UNCITRAL is not insensitive to the idea that forum shopping is sometimes good.  Entities “forced” to file in COMIs of liquidation-only regimes face the prospect of value destruction when reorganization would be better.  Such companies have at least two choices under the current MLCBI regime, and both strategies have been deployed in modern bankruptcy practice.  They can migrate their COMIs or they can simply file a nonmain proceeding in a more attractive venue and then seek discretionary relief in their home jurisdiction, which has the power under the MLCBI to grant recognition so long as local creditors are “adequately protected.”  And UNCITRAL has now promulgated an instrument that contains an even better solution, at least for the common situation when the debtor is a collection of entities constituting a corporate group: the Model Law for Enterprise Group Insolvencies (the “MLEGI”).  The MLEGI goes a step further in addressing the issues of group cases and the limitations of COMI for multi-jurisdictional enterprises in a way that is both pragmatic and straightforward.  It contemplates the opening of a “planning proceeding” at the COMI of an essential (“necessary and integral”) group member that would serve as a principal forum for crafting the group’s insolvency solution.  Group members and creditors of group members can participate in that proceeding, but as under the MLCBI, any relief ordered would have to be accepted by each group member’s home jurisdiction.  The goal is to capture the efficiencies of a jurisdiction with the capacity to coordinate a global solution—usually a restructuring—while respecting the local policies and sovereignty of the debtor’s home jurisdiction. 

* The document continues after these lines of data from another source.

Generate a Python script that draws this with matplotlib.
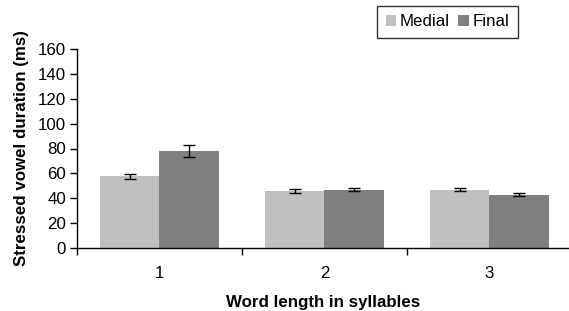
import matplotlib
matplotlib.use("Agg")
import matplotlib.pyplot as plt
import numpy as np

categories = ["1", "2", "3"]
medial = [57.5, 46, 47]
final = [78, 47, 43]
medial_err = [2.2, 1.5, 1.0]
final_err = [4.6, 1.5, 1.5]
yticks = [0, 20, 40, 60, 80, 100, 120, 140, 160]

plt.rcParams['font.family'] = ['Liberation Sans', 'DejaVu Sans']

W, H = 569, 311
fig = plt.figure(figsize=(W/100, H/100), dpi=100)
left, right, top, bottom = 77, 569, 49, 248
ax = fig.add_axes([left/W, 1-bottom/H, (right-left)/W, (bottom-top)/H])

x = np.arange(1, len(categories)+1)
bw = 0.36
ekw = dict(ecolor='black', elinewidth=1.0, capsize=4.5, capthick=1.0)
ax.bar(x - bw/2, medial, bw, color='#C0C0C0', yerr=medial_err, error_kw=ekw, label='Medial', zorder=2)
ax.bar(x + bw/2, final, bw, color='#808080', yerr=final_err, error_kw=ekw, label='Final', zorder=2)

fs = 12.2
ax.set_ylim(0, 160)
ax.set_xlim(0.5, 0.5 + (right-left)/165)
ax.set_yticks(yticks)
ax.set_xticks(x)
ax.set_xticklabels(categories)
ax.set_xticks([0.5, 1.5, 2.5], minor=True)
ax.tick_params(axis='x', which='major', length=0, pad=13, labelsize=fs)
ax.tick_params(axis='x', which='minor', length=5, width=1, direction='out')
ax.tick_params(axis='y', length=5, width=1, direction='out', labelsize=fs, pad=3)
for s in ['top', 'right']:
    ax.spines[s].set_visible(False)
ax.spines['left'].set_linewidth(1)
ax.spines['bottom'].set_linewidth(1)

ax.set_ylabel('Stressed vowel duration (ms)', fontsize=fs, fontweight='bold', labelpad=6)
ax.set_xlabel('Word length in syllables', fontsize=fs, fontweight='bold', labelpad=10)

leg = fig.legend(loc='upper right', bbox_to_anchor=(518/W, 1-6/H), ncol=2, fontsize=fs,
                 frameon=True, fancybox=False, handlelength=0.6, handleheight=0.6,
                 handletextpad=0.25, columnspacing=0.5, borderpad=0.5, borderaxespad=0)
leg.get_frame().set_edgecolor('black')
leg.get_frame().set_linewidth(1)

fig.savefig('out.png', dpi=100)
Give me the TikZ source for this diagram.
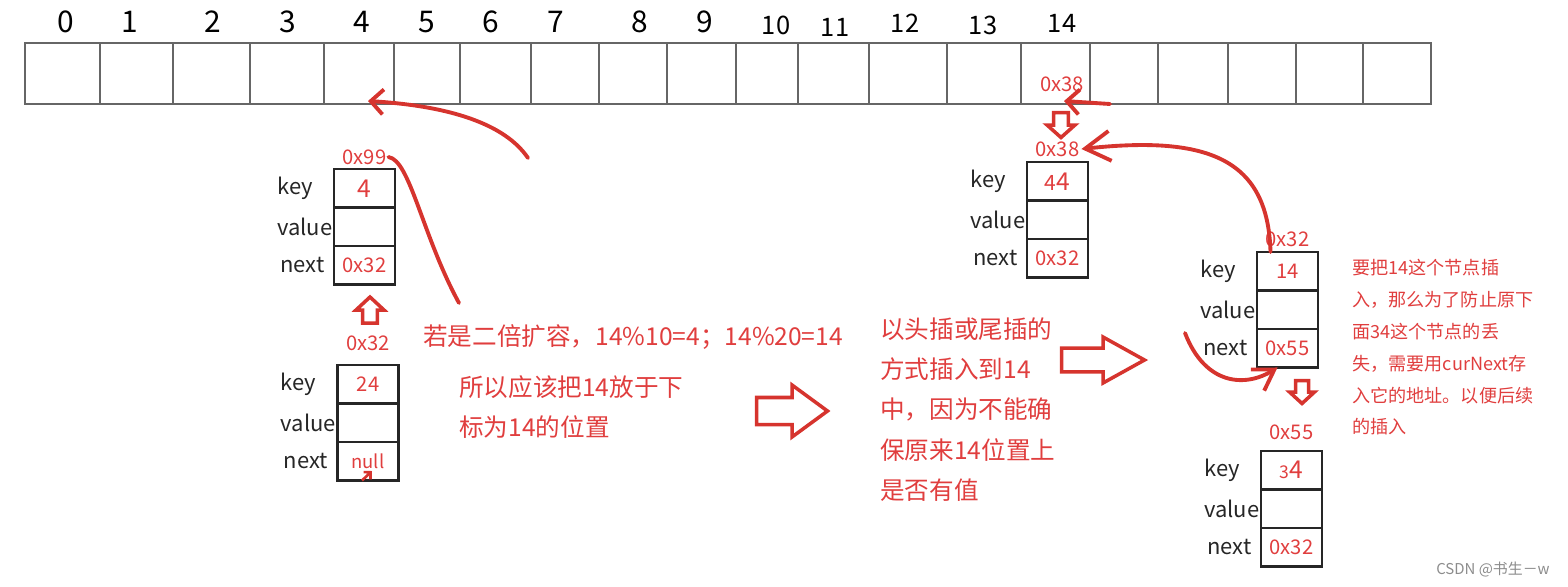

We could go on.  So, we will!  We do not think offering every creditor a veto right on changing the debtor’s selected jurisdiction will lead to greater efficiency; that is simply a re-invention of the U.S. Trust Indenture Act, the holdout problems of which ground one of the justifications for the Bankruptcy Code.  We are similarly unpersuaded that a backup proposal premised upon debtors convincing a judge that their chosen jurisdiction is “more beneficial” than the COMI is likely to generate less litigation than one based upon the location of COMI.  Nor do we think the invitation to expand the scope of the public policy exception will be welcomed by UNCITRAL member states familiar with the MLCBI.

Our point is not to pick on the authors of the Letter—or the additional signatories, most of whom, in fairness, are academics who neither conduct research in the area of cross-border insolvency law nor have previously engaged with the work and working methods of UNCITRAL.  Rather, it is to underscore that the consensus-driven model of UNCITRAL makes the scrapping of COMI fanciful.  In our view, it is also ill-advised.  We believe a more thorough appreciation of the benefits of COMI and the broader regime of model laws, coupled with a frank reckoning with the constraints on how UNCITRAL operates, must necessarily ground further discussion of any future agenda.


The authors' analysis is right on. On the point of using nonmain fora when necessary, pls see Comity and Choice of Law in Global Insolvencies, 54 Texas Int. L.J. 259 (2019).